The entire petroleum complex has extended upside breakouts this morning off a combination of less outside market drags from the dollar and US interest rates, rumors of a reopening of Chinese air travel, and from a G7 an agreement to set a fixed price for Russian oil. Underneath the surface we think looming shortages of energy products have also sparked speculative buying and perhaps inflation-based hedge buying. In fact, non-financial news coverage yesterday touted the potential to run out of diesel fuel in the US in the next 25 days! A testament to the importance of the diesel situation to crude oil is partially confirmed by very strong crack margins. Furthermore, overnight Bloomberg reports pegged Chinese diesel stocks at the lowest level in 2 years.

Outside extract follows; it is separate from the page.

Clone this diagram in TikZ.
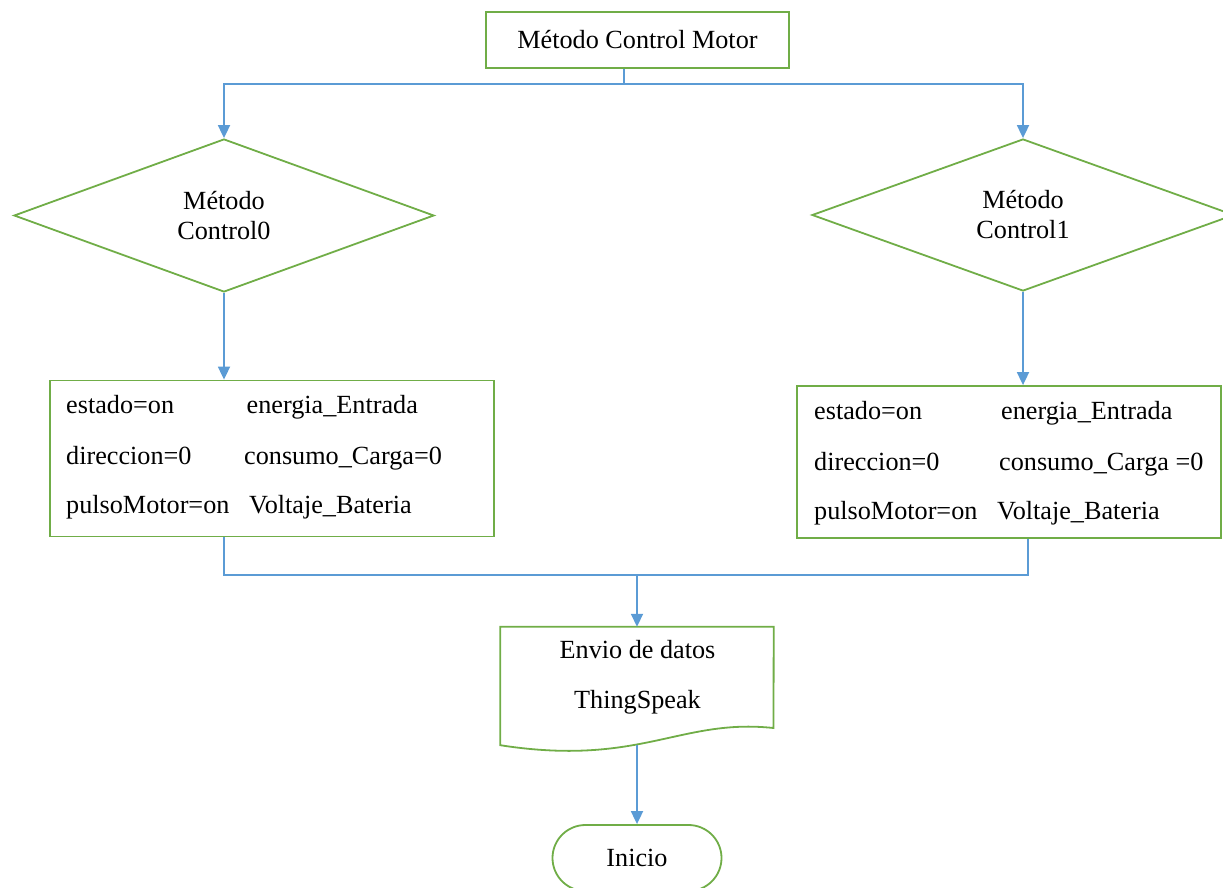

In the end, we doubt the Russian price Cap will be effective in punishing Russia or reducing their financial capacity to wage war, but the Russians have promised to shut off all energy exports following a cap. However, reports earlier this week pegged Russian October output remaining below their OPEC+ quota and the threat of 2 – 3 million barrels per day of lost Russian supply cannot be discounted. Another positive fundamental development discounted yesterday came from a 21% jump in South Korean oil purchases from the US which in turn resulted in South Korea being the number one buyer of US oil in September.

sunset oil pump


All things considered, the action in the natural gas market this week was surprisingly calm considering bearish demand developments, a healthy injection into US working gas storage, a sharp rally in the dollar and consistent Russian gas flows through Ukraine. However, the bull camp is very fortunate that lost demand from much above normal temperatures in Europe (which could have resulted in a late season jump in European strategic supply in storage), but extremely hot temperatures has sparked late season cooling demand! The weekly natural gas storage report showed an injection of 107 bcf. Total storage stands at 3,501 bcf or 3.7% below the 5-year average. Over the last four weeks, natural gas storage has increased 395 bcf. Despite lower action yesterday, the natural gas market held up impressively in the face of a triple digit weekly US inventory injection and held up in the face of a narrowing of the inventory deficit to 5-year average storage levels. However, a “deficit” of 3.7% versus 5-year average stock levels should result in a minimally tight US supply level at the start of the heating season.